Written task: Reproduce the listing word for word, leaving every picture behind.

Dataset excerpt:
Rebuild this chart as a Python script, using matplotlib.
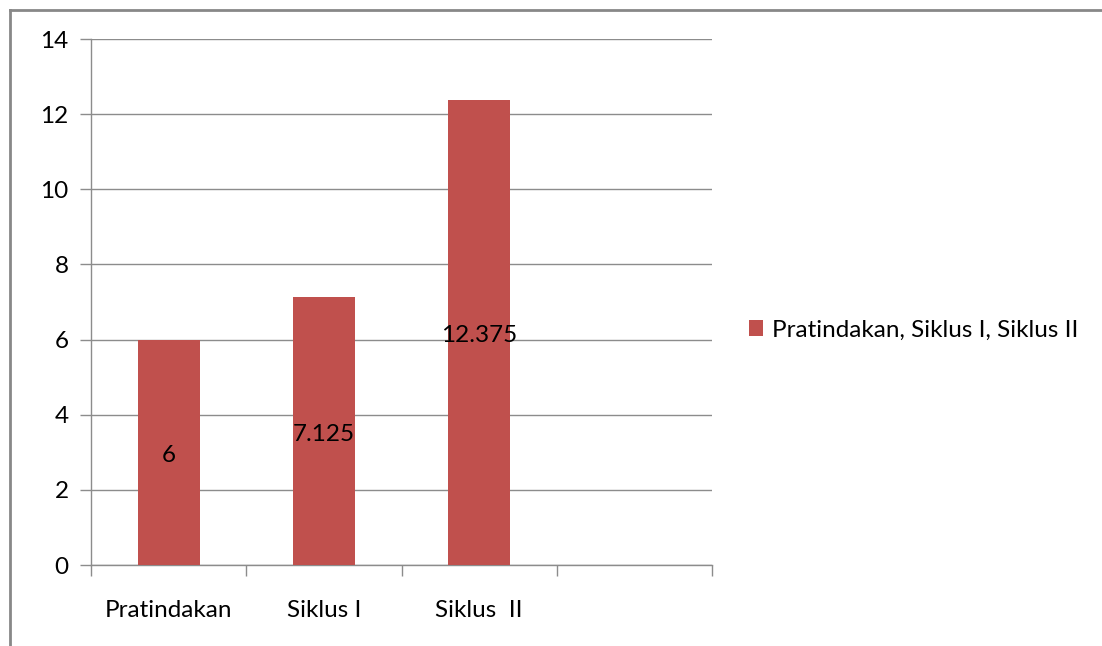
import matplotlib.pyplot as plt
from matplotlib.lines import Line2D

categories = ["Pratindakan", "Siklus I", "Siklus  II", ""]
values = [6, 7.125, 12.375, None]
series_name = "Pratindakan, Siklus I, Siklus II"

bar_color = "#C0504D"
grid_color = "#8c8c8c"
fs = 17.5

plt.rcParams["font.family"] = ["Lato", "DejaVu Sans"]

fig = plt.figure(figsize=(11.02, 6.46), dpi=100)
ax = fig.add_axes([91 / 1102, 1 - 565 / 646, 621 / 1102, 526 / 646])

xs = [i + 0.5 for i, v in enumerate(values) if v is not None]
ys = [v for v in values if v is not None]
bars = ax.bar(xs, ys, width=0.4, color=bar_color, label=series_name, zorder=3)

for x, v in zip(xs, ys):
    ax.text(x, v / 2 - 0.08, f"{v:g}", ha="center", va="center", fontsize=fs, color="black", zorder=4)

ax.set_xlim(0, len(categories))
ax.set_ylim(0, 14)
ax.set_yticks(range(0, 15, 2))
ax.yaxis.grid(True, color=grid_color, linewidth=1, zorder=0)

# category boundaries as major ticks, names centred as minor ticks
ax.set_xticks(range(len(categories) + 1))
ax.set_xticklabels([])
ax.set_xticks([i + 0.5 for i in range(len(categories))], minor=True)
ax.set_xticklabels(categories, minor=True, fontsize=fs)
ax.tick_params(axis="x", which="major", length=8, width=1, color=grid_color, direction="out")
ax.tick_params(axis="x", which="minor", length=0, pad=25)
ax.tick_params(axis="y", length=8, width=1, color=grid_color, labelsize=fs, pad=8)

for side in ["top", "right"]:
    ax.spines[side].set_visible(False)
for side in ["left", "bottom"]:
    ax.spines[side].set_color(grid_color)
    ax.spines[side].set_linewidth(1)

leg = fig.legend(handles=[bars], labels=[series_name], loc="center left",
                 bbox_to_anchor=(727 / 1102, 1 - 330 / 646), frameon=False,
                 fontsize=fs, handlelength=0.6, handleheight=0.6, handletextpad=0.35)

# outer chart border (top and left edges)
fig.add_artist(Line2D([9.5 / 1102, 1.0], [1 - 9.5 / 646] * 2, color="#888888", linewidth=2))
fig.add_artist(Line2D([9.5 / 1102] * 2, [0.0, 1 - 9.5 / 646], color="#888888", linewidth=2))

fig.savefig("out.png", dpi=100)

Correct answer:
Rebuild this chart as a Python script, using matplotlib.
import matplotlib.pyplot as plt
from matplotlib.lines import Line2D

categories = ["Pratindakan", "Siklus I", "Siklus  II", ""]
values = [6, 7.125, 12.375, None]
series_name = "Pratindakan, Siklus I, Siklus II"

bar_color = "#C0504D"
grid_color = "#8c8c8c"
fs = 17.5

plt.rcParams["font.family"] = ["Lato", "DejaVu Sans"]

fig = plt.figure(figsize=(11.02, 6.46), dpi=100)
ax = fig.add_axes([91 / 1102, 1 - 565 / 646, 621 / 1102, 526 / 646])

xs = [i + 0.5 for i, v in enumerate(values) if v is not None]
ys = [v for v in values if v is not None]
bars = ax.bar(xs, ys, width=0.4, color=bar_color, label=series_name, zorder=3)

for x, v in zip(xs, ys):
    ax.text(x, v / 2 - 0.08, f"{v:g}", ha="center", va="center", fontsize=fs, color="black", zorder=4)

ax.set_xlim(0, len(categories))
ax.set_ylim(0, 14)
ax.set_yticks(range(0, 15, 2))
ax.yaxis.grid(True, color=grid_color, linewidth=1, zorder=0)

# category boundaries as major ticks, names centred as minor ticks
ax.set_xticks(range(len(categories) + 1))
ax.set_xticklabels([])
ax.set_xticks([i + 0.5 for i in range(len(categories))], minor=True)
ax.set_xticklabels(categories, minor=True, fontsize=fs)
ax.tick_params(axis="x", which="major", length=8, width=1, color=grid_color, direction="out")
ax.tick_params(axis="x", which="minor", length=0, pad=25)
ax.tick_params(axis="y", length=8, width=1, color=grid_color, labelsize=fs, pad=8)

for side in ["top", "right"]:
    ax.spines[side].set_visible(False)
for side in ["left", "bottom"]:
    ax.spines[side].set_color(grid_color)
    ax.spines[side].set_linewidth(1)

leg = fig.legend(handles=[bars], labels=[series_name], loc="center left",
                 bbox_to_anchor=(727 / 1102, 1 - 330 / 646), frameon=False,
                 fontsize=fs, handlelength=0.6, handleheight=0.6, handletextpad=0.35)

# outer chart border (top and left edges)
fig.add_artist(Line2D([9.5 / 1102, 1.0], [1 - 9.5 / 646] * 2, color="#888888", linewidth=2))
fig.add_artist(Line2D([9.5 / 1102] * 2, [0.0, 1 - 9.5 / 646], color="#888888", linewidth=2))

fig.savefig("out.png", dpi=100)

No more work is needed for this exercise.